Posted to issues@spark.apache.org by "Liang-Chi Hsieh (JIRA)" <ji...@apache.org> on 2017/02/20 09:00:53 UTC

[jira] [Created] (SPARK-19665) Improve constraint propagation

Liang-Chi Hsieh created SPARK-19665:
---------------------------------------

             Summary: Improve constraint propagation
                 Key: SPARK-19665
                 URL: https://issues.apache.org/jira/browse/SPARK-19665
             Project: Spark
          Issue Type: Improvement
          Components: SQL
    Affects Versions: 2.1.0
            Reporter: Liang-Chi Hsieh


If there are aliased expression in the projection, we propagate constraints by completely expanding the original constraints with aliases.

This expanding costs much computation time when the number of aliases increases.
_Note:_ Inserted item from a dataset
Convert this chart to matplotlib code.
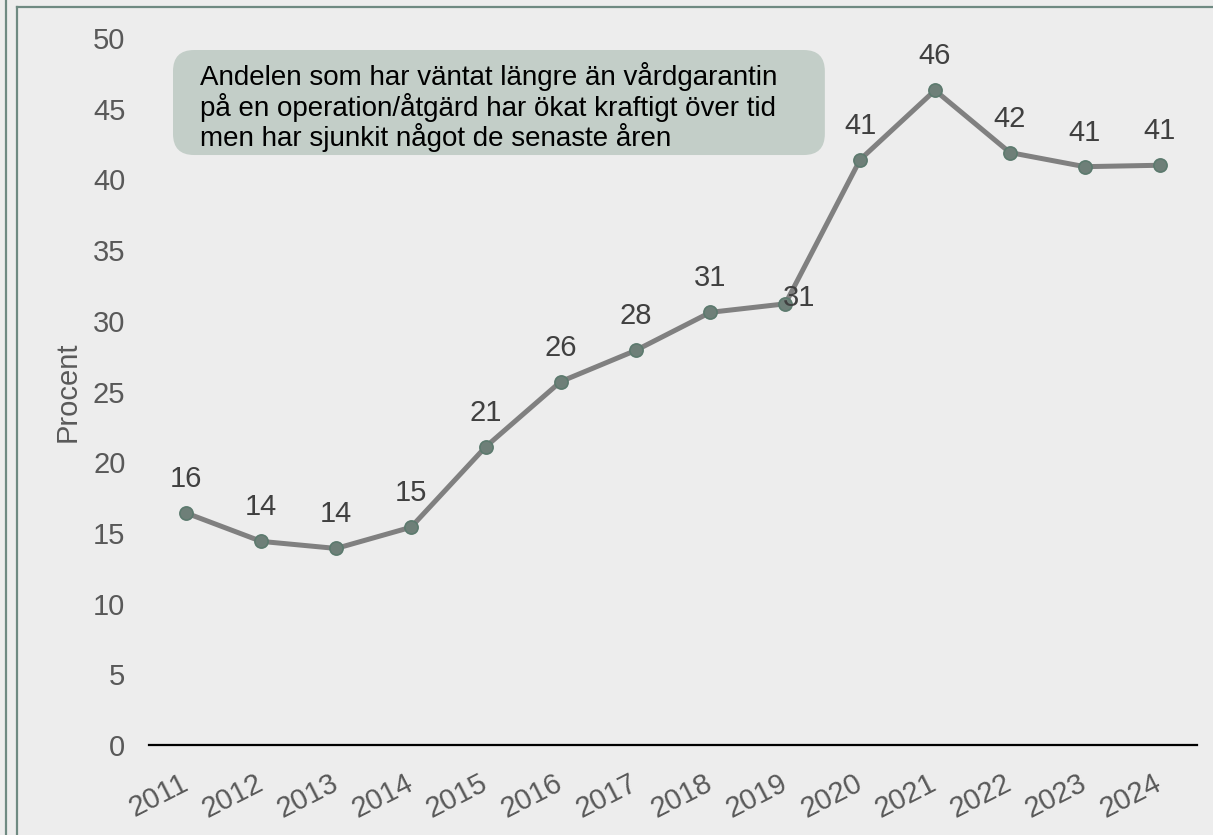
import matplotlib.pyplot as plt
from matplotlib.lines import Line2D
from matplotlib.patches import FancyBboxPatch

# --------------------------------------------------
# Data
# --------------------------------------------------
years = ["2011", "2012", "2013", "2014", "2015", "2016", "2017",
         "2018", "2019", "2020", "2021", "2022", "2023", "2024"]
values = [16.4, 14.4, 13.9, 15.4, 21.1, 25.7, 27.9,
          30.6, 31.2, 41.4, 46.3, 41.9, 40.9, 41.0]
labels = ["16", "14", "14", "15", "21", "26", "28",
          "31", "31", "41", "46", "42", "41", "41"]
y_ticks = [0, 5, 10, 15, 20, 25, 30, 35, 40, 45, 50]
note = ("Andelen som har väntat längre än vårdgarantin\n"
        "på en operation/åtgärd har ökat kraftigt över tid\n"
        "men har sjunkit något de senaste åren")

plt.rcParams['font.family'] = ['Liberation Sans', 'DejaVu Sans']

bg = "#ededed"
text_col = "#595959"
fs = 21
W, H = 1213, 835

fig = plt.figure(figsize=(W / 100, H / 100), dpi=100, facecolor=bg)
ax = fig.add_axes([149 / W, 1 - 745 / H, (1197 - 149) / W, (745 - 38) / H])
ax.set_facecolor(bg)

x = list(range(len(years)))
ax.plot(x, values, color="#808080", linewidth=3.6, marker='o',
        markersize=9.5, markerfacecolor="#6e7f78",
        markeredgecolor="#5c7a6e", markeredgewidth=1.2, zorder=3)

# --------------------------------------------------
# Value labels
# --------------------------------------------------
for i, (v, lab) in enumerate(zip(values, labels)):
    offset = (10, 4.5) if years[i] == "2019" else (0, 24.5)
    ax.annotate(lab, (i, v), xytext=offset, textcoords='offset points',
                ha='center', va='center', fontsize=fs, color="#404040")

# --------------------------------------------------
# Axes
# --------------------------------------------------
ax.set_xlim(-0.5, len(years) - 0.5)
ax.set_ylim(0, 50)
ax.set_yticks(y_ticks)
ax.set_xticks(x)
ax.set_xticklabels(years, rotation=27, ha='right', va='center',
                   rotation_mode='anchor')
ax.tick_params(axis='y', length=0, pad=17, labelsize=fs, labelcolor=text_col)
ax.tick_params(axis='x', length=0, pad=26, labelsize=fs, labelcolor=text_col)
for s in ["top", "right", "left"]:
    ax.spines[s].set_visible(False)
ax.spines["bottom"].set_color("black")
ax.spines["bottom"].set_linewidth(1.6)
ax.set_ylabel("Procent", fontsize=fs, color=text_col, labelpad=8)

# --------------------------------------------------
# Note box
# --------------------------------------------------
box = FancyBboxPatch((0.0229, 0.8345), 0.622, 0.1485,
                     boxstyle="round,pad=0,rounding_size=0.02",
                     transform=ax.transAxes, facecolor="#c3cec8",
                     edgecolor="none", zorder=4, mutation_aspect=1.5)
ax.add_patch(box)
ax.text(0.0487, 0.9024, note, transform=ax.transAxes, ha='left', va='center',
        fontsize=20, color="black", linespacing=1.05, zorder=5)

# --------------------------------------------------
# Panel borders
# --------------------------------------------------
edge = "#6f8a82"
fig.add_artist(Line2D([6 / W, 6 / W], [0, 1], color=edge, lw=1.6,
                      transform=fig.transFigure))
fig.add_artist(Line2D([17 / W, 17 / W], [0, 1 - 7 / H], color=edge, lw=1.6,
                      transform=fig.transFigure))
fig.add_artist(Line2D([17 / W, 1], [1 - 7 / H, 1 - 7 / H], color=edge, lw=1.6,
                      transform=fig.transFigure))

fig.savefig("out.png", dpi=100, facecolor=bg)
Another issue is we actually don't need the additional constraints at most of time. For example, if there is a constraint "a > b", and "a" is aliased to "c" and "d". When we use this constraint in filtering, we don't need all constraints "a > b", "c > b", "d > b". We only need "a > b" because if it is false, it is guaranteed that all other constraints are false too.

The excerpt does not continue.